3. Signs, such as banners and posters, when used only as location indicators.
(j) The broker-dealer shall promptly notify the financial institution if any agent of the broker-dealer who is employed by the financial institution is terminated for cause by the broker-dealer.
(k) The broker-dealer shall establish written supervisory procedures and a system for applying the procedures. The procedures shall comply with sub. (2) and shall be designed to accomplish certain supervisory functions, including but not limited to the following:
1. Prevention and detection of violations of ch. 551, Stats., and any applicable rules and orders thereunder;
2. Establishment of a system under which the broker-dealer approves prior to use copies of all advertising used by the financial institution relating to the securities services conducted on the premises of the financial institution for the purpose of ensuring compliance with ss. 551.501 and 551.504, Stats.; and
3. Establishment of a system for prompt and proper execution and settlement of securities transaction orders, the safekeeping of customer funds and securities, and the maintenance of books and records.
(L) Notify the division at the time of filing the notice of opening or change of address of a branch office as required in s. DFI-Sec 4.04(7), that the office is located on the premises of a financial institution in this state, which notification shall include the identity of the institution.
(9)
(a) Except as provided in par. (b), each registered broker-dealer engaged in a general securities business that ceases to do business at a principal or branch office located in Wisconsin shall mail to each Wisconsin customer with an account at the office at least 14 days before the cessation of business at the office a written notification that shall contain the following information:
1. The date on which the office will cease to do business;
2. A description of the procedure a customer may follow to maintain the customer's account with the broker-dealer, transfer the account to another broker-dealer, or have securities and funds held by the broker-dealer delivered to the customer;
3. The name and telephone number of a person representing the broker-dealer who may be contacted without expense to the customer to answer questions regarding items in subd. 2.; and
4. Any additional information necessary under the circumstances to clarify the information prescribed in this paragraph.

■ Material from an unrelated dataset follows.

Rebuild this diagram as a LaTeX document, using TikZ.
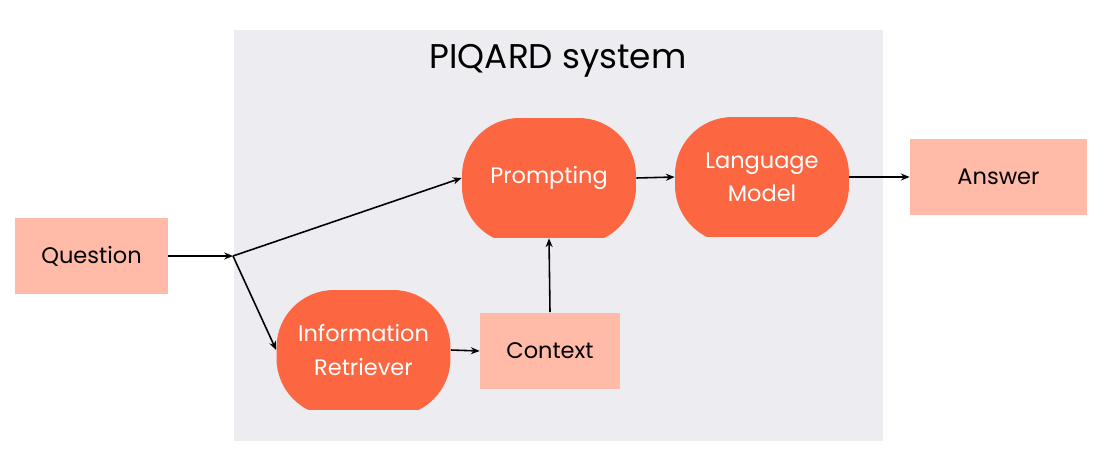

(b) The notification requirement under par. (a) is not applicable to the cessation of business at an office where the cessation is caused by illness or death of all registered agents at that office, if the cessation of business at the office does not occur for a period exceeding 14 days.
(10) Each broker-dealer shall disclose in writing to customers at the time of opening an account, any custody fees, service fees, or maintenance fees that may be charged to the customer and the basis upon which the charges are determined. Customers shall receive written notice at least 45 days prior to the imposition of any new custody, service, maintenance or similar fees, or any changes to existing fees of that nature.
(11) No broker-dealer or agent, in connection with a telephone or electronic solicitation, shall:
(a) Fail to provide both the caller's identity and the identity of the broker-dealer with whom the caller is affiliated, at the beginning of any telephone or electronic solicitation.
(b) Telephone any person in this state between the hours of 9:00 PM and 8:00 AM local time at the called person's location without that individual's prior consent.
(c) Telephone or electronically solicit any person in this state after that individual has requested that he or she not be telephoned.
(d) Make repeated telephone or electronic solicitations in an annoying, abusive or harassing manner, either individually or in concert with others.
(e) Use threats, intimidation or obscene language in connection with securities recommendations, transactions or other brokerage account activities.

Wis. Admin. Code Department of Financial Institutions DFI-Sec 4.05

CR Register, December, 1977, No. 264, eff. 1-1-78; am. (8), (intro.), Register, September, 1978, No. 273, eff. 10-1-78; r. (5), renum. (6) to (8) to be (4) to (6) and am. (5), (6) (intro.), (a) and (b), CR (7), Register, December, 1980, No. 300, eff. 1-1-81; am. (6) (intro.) and r. (9), Register, December, 1981, No. 312, eff. 1-1-82; renum. (6) to be SEC 4.035, renum. (7) and (8) to be (6) and (7) and am. (6), Register, December, 1982, No. 324, eff. 1-1-83; emerg. CR (8), eff. 4-15-83; CR (8), Register, August, 1983, No. 332, eff. 9-1-83; am. (1) (a), r. and reCR (1) (b), CR (1) (c), (9) and (10), Register, December, 1984, No. 348, eff. 1-1-85; am. (7), Register, December, 1985, No. 360, eff. 1-1-86; am. (5), Register, December, 1987, No. 384, eff. 1-1-88; am. (6), Register, December, 1989, No. 408, eff. 1-1-90; am. (5), CR (11), Register, December, 1991, No. 432, eff. 1-1-92; am. (6), Register, December, 1992, No. 444, eff. 1-1-93; am. (6), (9) (c), (d) (intro.), r. and reCR (9) (e), Register, December, 1994, No. 468, eff. 1-1-95; am. (5) and (6), Register, December, 1995, No. 480, eff. 1-1-96; am. (5), CR (12), Register, December, 1996, No. 492, eff. 1-1-97; r. and reCR (9), Register, December, 1999, No. 528, eff. 1-1-00; CR 01-082: r. (6), Register December 2001 No. 552, eff. 1-1-02; CR 02-102: renum. (7) to (12) to be (6) to (11) and am. (8) (L), Register December 2002 No. 564, eff. 1-1-03; CR 03-068: am. (5) Register November 2003 No. 575, eff. 12-1-2003; CR 08-077: am. (title), (2), (6), (7) (a), (b), (8) (b), (d), (k) 2., (9) (a) (intro.) and (b) Register December 2008 No. 636, eff. 1-1-09.